Slow lemmatization on Windows
qiray opened this issue · 2 comments
Well, I found a bad hack solution for increasing performance for lemmatize long texts. I added comment in #14 but I think it's better to create new issue for this.
So in file mystem.py we have function
def analyze(self, text):
"""
Make morphology analysis for a text.
:param text: text to analyze
:type text: str
:returns: result of morphology analysis.
:rtype: dict
"""
result = []
for line in text.splitlines():
try:
result.extend(self._analyze_impl(line))
except broken_pipe:
self.close()
self.start()
result.extend(self._analyze_impl(line))
return result
We can change this one for not _PIPELINE_MODE:
if not _PIPELINE_MODE:
def analyze(self, text):
"""
Make morphology analysis for a text.
:param text: text to analyze
:type text: str
:returns: result of morphology analysis.
:rtype: dict
"""
result = []
span = 2000
lines = text.splitlines()
lines = [" ".join(lines[i:i+span]) for i in range(0, len(lines), span)]
for line in lines:
try:
result.extend(self._analyze_impl(line))
except broken_pipe:
self.close()
self.start()
result.extend(self._analyze_impl(line))
return result
This changes dramatically increase performance in Windows. Unfortunately I don't know if it's fine to send such long "lines" to Mystem. But it works for me.
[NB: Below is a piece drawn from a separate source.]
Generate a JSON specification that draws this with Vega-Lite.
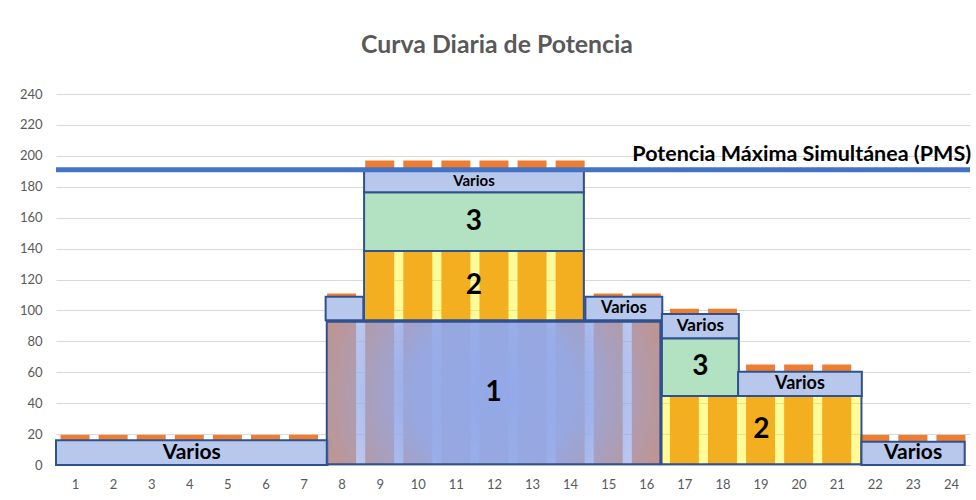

IMO the real way to fix this (besides running mystem in WSL or switching to Linux) is to
- Use named pipes on Windows (I've experimented with this with no success 😔)
- Use the new pseudoconsole API (I didn't experiment with this at all)
Right now, I decided to run mystem + pymystem3 in WSL (where pipes actually work) and communicate with the Windows side using ZeroMQ over TCP. This adds some overhead, but works fast enough for me.
OK. Thanks for the investigation. I will close then for now.